Y en el exterior también nos rodean los problemas. La política nacionalista de Putin, que añora el prestigio y la influencia internacional que un día tuvo la URSS y que se siente acosado y rodeado por los países de la OTAN, busca hacerse con una zona de influencia y por eso invade Crimea y desestabiliza el este de Ucrania. La URSS ha desaparecido sin provocar un cataclismo histórico pero Rusia no ha logrado incorporarse positivamente al escenario geopolítico resultante. La ribera sur del Mediterráneo arde después de que la «Primavera árabe» haya derribado a regímenes corruptos herederos de la descolonización y carentes de legitimidad de origen y de ejercicio. En Siria, en Iraq, en Libia y en Yemen hay guerras abiertas; en Egipto una dictadura ha sustituido a otra; Líbano y Jordania sufren bajo el peso de millones de refugiados; Túnez enfrenta una difícil situación tanto por inseguridad como por desempleo; el Estado Islámico controla 120 kilómetros de costa en torno a Sirte (Libia) y la misma Argelia tiene que gestionar la difícil sucesión de Bouteflika en un contexto de dificultades económicas provocadas por la caída del precio del crudo, que también obliga a recortes presupuestarios en otros países productores. Estos problemas nos llegan a nosotros en forma de terrorismo de raíz islamista (Al Qaeda, Estado Islámico), que periódicamente tiñe de sangre nuestras ciudades, y de oleadas de refugiados.
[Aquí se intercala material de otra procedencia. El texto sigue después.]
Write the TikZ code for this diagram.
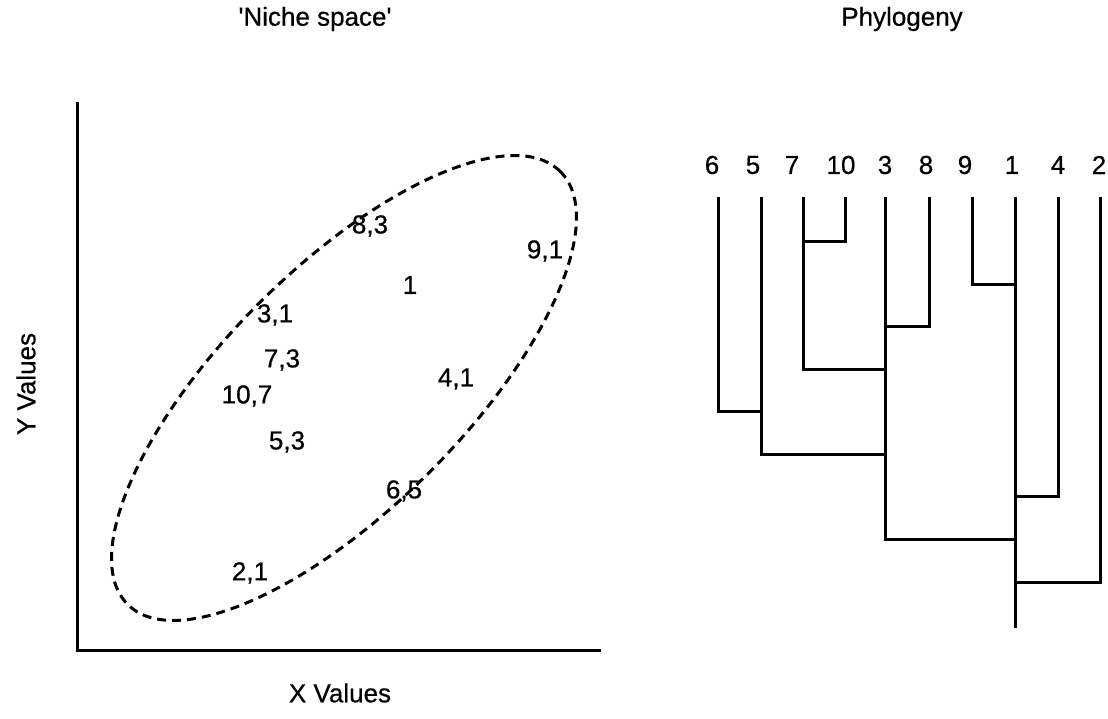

Hasta ahora Europa se había protegido bajo el paraguas del gendarme americano, al que habíamos confiado nuestra seguridad. Pero los Estados Unidos están hartos de ese papel, quieren centrar su atención en el Pacífico, que es hacia donde se traslada el centro económico del planeta, y que nosotros nos ocupemos de nuestro vecindario y nos hagamos responsables de nuestra seguridad y de nuestra defensa. Es lo que Obama llama strategic restraint y que resume en hacer coaliciones, compartir gastos y dejar que otros asuman protagonismo en sus zonas de influencia.

Si Europa no quiere desaparecer y desea mantener sus valores, su nivel de vida, sus conquistas sociales, su influencia en el mundo... necesita reinventarse con un proyecto ilusionante que corrija los errores cometidos y que despierte entusiasmo. A eso aspiraba el Informe de los cinco presidentes (Unión Europea, Comisión, Parlamento, Eurogrupo y Banco Central) de junio del año pasado, con la ambición de pasar gradualmente de un sistema de normas a otro de instituciones que asiente la unión económica y monetaria sobre bases sólidas y transparentes. Y ahora Hollande pretende crear un núcleo duro de los países del euro que quieran avanzar más que otros en el proyecto de construcción europea, aceptando cesión de derechos y recortes de soberanía. Entre sus propuestas, que se empiezan a conocer aunque no se harán publicas hasta después del referéndum británico para no influir en él, están la creación de un gobierno económico y de un presupuesto propio del club del euro, una defensa común y avanzar en la integración energética y en el ámbito digital.

España debe estar en este debate y en ese núcleo duro de países dispuestos a ir a una mayor integración política y económica. El tren que pasa es el de nuestro futuro y no solo no debemos perderlo sino que tenemos que intervenir en su configuración y en la determinación de su destino. Nos jugamos mucho en este envite. Haya o no haya gobierno.